Sunday 25 March 2012

Coconut Milk Cupcakes

Delicious!
I will be bringing cupcakes to work tomorrow girls . Coconut anything is becoming one of my fav. things to eat right now...as well as lemons.





Coconut Milk Cupcakes

Yield: 24

Ingredients:


For the cupcakes
1 cup (2 sticks) unsalted butter, softened
2 cups sugar
4 large eggs
3 cups sifted cake flour ( i used all -purpose)
3 tsp. baking powder
1/2 tsp. salt
1 cup coconut milk
1 tsp coconut extract
1/2 tsp. vanilla extract

For the frosting
1 ( 8 ounce) package cream cheese, softened
1/2 cup ( 1 stick) butter, softened
2 cups icing sugar
1 tbsp. coconut extract
Shredded coconut to decorate

Directions:

Preheat the oven to 350 degrees. Line standard sized muffin tins with cupcake liners.

In a large bowl or stand mixer, cream together butter and sugar until light and fluffy, about 2-3 minutes. Add eggs, one at a time, until batter is well combined.

Stir together the sifted cake flour, baking powder, and salt. Add the flour mixture to the creamed butter alternately with the coconut milk until all the ingredients are incorporated. Stir in coconut and vanilla extract.

Pour batter into cupcake liners no more than two-thirds of the way full. Bake for 25-28 minutes, until light golden brown and a toothpick comes out clean. Remove cupcakes to a wire rack and allow to cool completely before frosting.

For the frosting, cream together the cream cheese, butter, sugar, and coconut extract. Add more coconut extract, if desired. Frost cupcakes however you want with the icing. Top each with shredded, sweetened coconut, or unsweetened toasted coconut flakes.

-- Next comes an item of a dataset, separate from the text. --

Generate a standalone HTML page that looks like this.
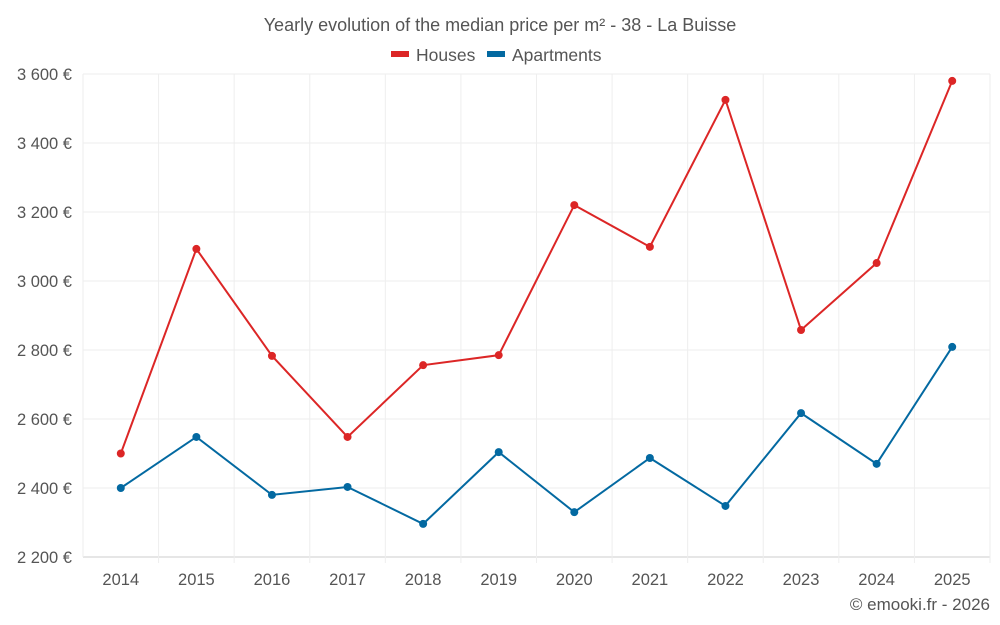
<!DOCTYPE html>
<html><head><meta charset="utf-8"><style>
body{margin:0;background:#fff;font-family:"Liberation Sans",sans-serif;}
svg{display:block}
text{font-family:"Liberation Sans",sans-serif;fill:#555}
</style></head><body>
<svg id="c" width="1000" height="625">
<text x="500" y="31" text-anchor="middle" font-size="18">Yearly evolution of the median price per m² - 38 - La Buisse</text>
<g>
<g><rect x="391" y="51" width="18" height="6" fill="#dc2626"/><text x="416" y="61" font-size="17.5">Houses</text></g>
<g><rect x="487" y="51" width="18" height="6" fill="#0369a1"/><text x="512" y="61" font-size="17.5">Apartments</text></g>
</g>
<g id="grid"></g><g id="axes"></g><g id="series"></g>
<text x="990" y="610" text-anchor="end" font-size="17">© emooki.fr - 2026</text>
</svg>
<script>
const years=[2014,2015,2016,2017,2018,2019,2020,2021,2022,2023,2024,2025];
const houses=[2500,3093,2783,2548,2756,2785,3220,3099,3525,2858,3052,3580];
const apartments=[2400,2548,2380,2403,2296,2504,2330,2487,2348,2617,2470,2809];
const yTicks=[2200,2400,2600,2800,3000,3200,3400,3600];
const NS="http://www.w3.org/2000/svg";
const x0=83,x1=990,yTop=74,yBot=557,yMin=2200,yMax=3600;
const step=(x1-x0)/years.length;
const xs=i=>x0+step*(i+0.5);
const ys=v=>yBot-(v-yMin)/(yMax-yMin)*(yBot-yTop);
function mk(tag,attrs,parent){const e=document.createElementNS(NS,tag);for(const k in attrs)e.setAttribute(k,attrs[k]);parent.appendChild(e);return e;}
const grid=document.getElementById('grid'),axes=document.getElementById('axes'),ser=document.getElementById('series');
yTicks.forEach(t=>{
 const l=mk('line',{x1:x0,x2:x1,y1:ys(t),y2:ys(t),stroke:t===yMin?'#ccc':'#eee'},grid);
 
 
 const tx=mk('text',{x:72,y:ys(t)+6,'text-anchor':'end','font-size':16.5},axes);
 tx.textContent=(t/1000|0)+' '+String(t%1000).padStart(3,'0')+' €';
 
 
});
for(let i=0;i<=years.length;i++){
 const gx=x0+step*i;
 const l=mk('line',{x1:gx,x2:gx,y1:yTop,y2:yBot+(i>0?6:0),stroke:'#eee'},grid);
 
 
}
years.forEach((y,i)=>{
 const tx=mk('text',{x:xs(i),y:585,'text-anchor':'middle','font-size':16.5},axes);
 tx.textContent=y;
 
 
});
[[houses,'#dc2626','houses'],[apartments,'#0369a1','apartments']].forEach(([d,c,n])=>{
 const p=mk('polyline',{points:d.map((v,i)=>xs(i)+','+ys(v)).join(' '),fill:'none',stroke:c,'stroke-width':2},ser);
 
 
 d.forEach((v,i)=>{
  const ci=mk('circle',{cx:xs(i),cy:ys(v),r:4,fill:c},ser);
  
  
 });
});
</script>
</body></html>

Source:  The Kitchen: Inspiring Cooks. Nourishing Homes




Tuesday 6 March 2012

Roasted Baby Potatoes

While looking in the cupboards tonight seeing what we had to make for supper I found a small bag of baby potatoes. I totally had forgotten I had even bought them. Does anyone else do this?
So to my delight I quickly found a good recipe I wanted to try with baby potatoes and they turned out really well.
This recipe is likely going to be my go to recipe for roasted baby potatoes.
( Note- the potatoes come out rather dark due to the soy sauce in case anyone was wondering :)





Roasted Baby Potatoes


Yield: 4 servings

Ingredients:


10-15 baby potatoes
2-3 tbsp. soy sauce
2 tsp. butter
2 tsp. olive oil
fresh cracked pepper
2-3 tbsp. fresh parsley, divided

Directions:


Preheat oven to 350 degrees. Boil a large pot of water and boil the potatoes for 4-5 minutes. Remove from water and let cool. Once cooled, slice in half and combine soy sauce, butter, olive oil, black pepper, and half of the parsley. Mix thoroughly and place in a baking dish that has been sprayed with olive oil. Place in the oven and roast for 20-25 minutes. Remove from oven and taste, re season with sea salt and pepper if needed.

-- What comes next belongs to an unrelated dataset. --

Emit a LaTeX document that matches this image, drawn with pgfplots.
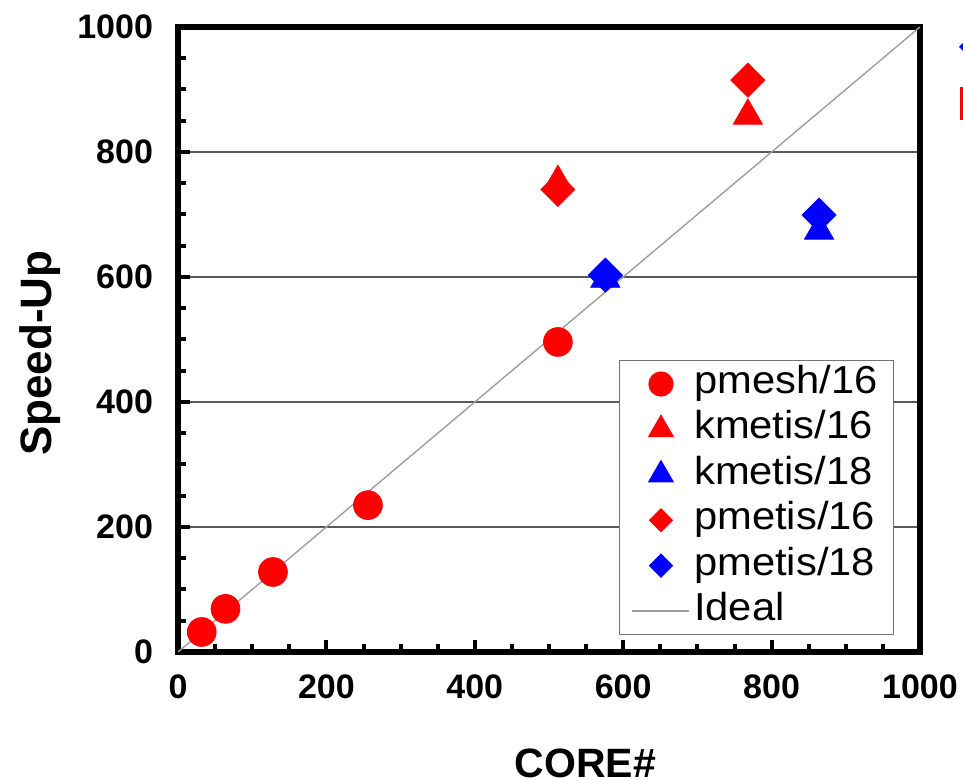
\documentclass[border=0pt]{standalone}
\usepackage{fontspec}
\setmainfont{Liberation Sans}
\newfontfamily\legfont[FakeStretch=1.07]{Liberation Sans}
\usepackage{pgfplots}
\pgfplotsset{compat=1.18}

\begin{document}
\begin{tikzpicture}
  % picture window (axis box lower left is at 0,0; 1px = 0.5pt)
  \path[use as bounding box, clip] (-89pt,-63.5pt) rectangle (392.5pt,326pt);
  \begin{axis}[
    scale only axis,
    width=371pt,
    height=312.5pt,
    xmin=0, xmax=1000,
    ymin=0, ymax=1000,
    xtick={0,200,...,1000},
    ytick={0,200,...,1000},
    minor x tick num=3,
    minor y tick num=3,
    xtick pos=left,
    ytick pos=left,
    tick align=inside,
    major tick length=6pt,
    minor tick length=4pt,
    every tick/.style={black, line width=2pt},
    axis line style={line width=3pt},
    ymajorgrids,
    major grid style={black!65, line width=0.6pt},
    /pgf/number format/assume math mode=true,
    /pgf/number format/1000 sep={},
    tick label style={font=\fontsize{17}{17}\selectfont\bfseries},
    yticklabel style={xshift=-9pt},
    xticklabel style={yshift=-8pt},
    xlabel={CORE\#},
    ylabel={Speed-Up},
    xlabel style={font=\fontsize{20.5}{24}\selectfont\bfseries,
      at={(axis description cs:0.549,-0.178)}, anchor=center},
    ylabel style={font=\fontsize{22}{26}\selectfont\bfseries,
      at={(axis description cs:-0.186,0.478)}, anchor=center},
    legend cell align=left,
    legend image code/.code={%
      \draw[mark repeat=2, mark phase=2]
        plot coordinates {(0pt,0pt) (14.25pt,0pt) (28.5pt,0pt)};},
    legend style={
      at={(rel axis cs:0.965,0.027)}, anchor=south east,
      draw=black!55, line width=0.6pt,
      font=\legfont\fontsize{19.5}{22}\selectfont,
      row sep=4.2pt,
      inner xsep=6pt, inner ysep=2.5pt,
      nodes={inner ysep=0pt, inner xsep=2pt, text height=14pt, text depth=4.5pt},
    },
  ]
    % ideal
    \addplot[forget plot, black!38, line width=0.7pt] coordinates {(0,0) (1000,1000)};

    % pmesh/16
    \addplot[forget plot, only marks, mark=*, red, mark size=7.2pt]
      coordinates {(32,32) (64,69) (128,128) (256,235) (512,496)};
    % kmetis/16
    \addplot[forget plot, only marks, mark=triangle*, red, mark size=8.4pt]
      coordinates {(512,752) (768,858)};
    % kmetis/18
    \addplot[forget plot, only marks, mark=triangle*, blue, mark size=8.4pt]
      coordinates {(576,597) (864,674)};
    % pmetis/16
    \addplot[forget plot, only marks, mark=square*, red, mark size=6pt,
      mark options={rotate=45}]
      coordinates {(512,740) (768,915)};
    % pmetis/18
    \addplot[forget plot, only marks, mark=square*, blue, mark size=6pt,
      mark options={rotate=45}]
      coordinates {(576,603) (864,699)};

    \addlegendimage{only marks, mark=*, red, mark size=6pt}
    \addlegendentry{pmesh/16}
    \addlegendimage{only marks, mark=triangle*, red, mark size=7pt}
    \addlegendentry{kmetis/16}
    \addlegendimage{only marks, mark=triangle*, blue, mark size=7pt}
    \addlegendentry{kmetis/18}
    \addlegendimage{only marks, mark=square*, red, mark size=4pt, mark options={rotate=45}}
    \addlegendentry{pmetis/16}
    \addlegendimage{only marks, mark=square*, blue, mark size=4pt, mark options={rotate=45}}
    \addlegendentry{pmetis/18}
    \addlegendimage{black!38, line width=0.7pt}
    \addlegendentry{Ideal}
  \end{axis}
  % remains of a second legend cut off at the right edge
  \fill[blue] (393.5pt,305.5pt) -- (396.5pt,302.5pt) -- (393.5pt,299.5pt) -- (390.5pt,302.5pt) -- cycle;
  \fill[red] (391pt,266pt) rectangle (400pt,282.5pt);
\end{tikzpicture}
\end{document}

Source: For the Love of Cooking











Saturday 3 March 2012

Mini Ham and Cheese Quinoa Cups

These little cups were very very filling ! I could only eat 2 of them before i was too full to eat anything more all night.
These would be a great breakfast food but we had them for supper with a side salad.

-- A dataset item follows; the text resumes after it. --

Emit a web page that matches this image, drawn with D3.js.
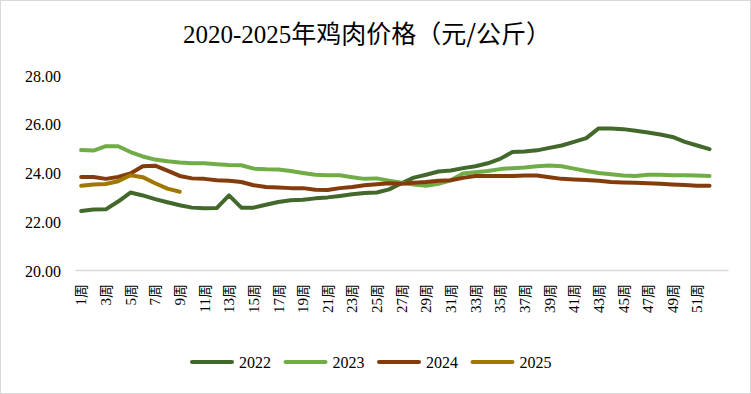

Mini Ham and Cheese Quinoa Cups


Yield: 28 mini cups


Ingredients:


2 cups cooked Quinoa (about 3/4 cup uncooked)
2 eggs
1 cup zucchini, shredded ( change this up if you want with shredded carrots or other veggie)
1 cup shredded sharp cheddar cheese
1/2 cup diced ham
1/4 cup parsley, chopped
2 tbsp parmesan cheese
2 green onions, sliced
salt and pepper


Directions:


Preheat oven to 350 degrees. Combine all ingredients in a large bowl and mix to combine. Liberally spray a  muffin tin with a non-stick spray and spoon mixture to the top of each cup. Bake for 15-20 minutes, or until edges of the cups are golden brown. Do not under bake or they wont come out of the pan. Let cool for at least 5 minutes before removing from the muffin tin.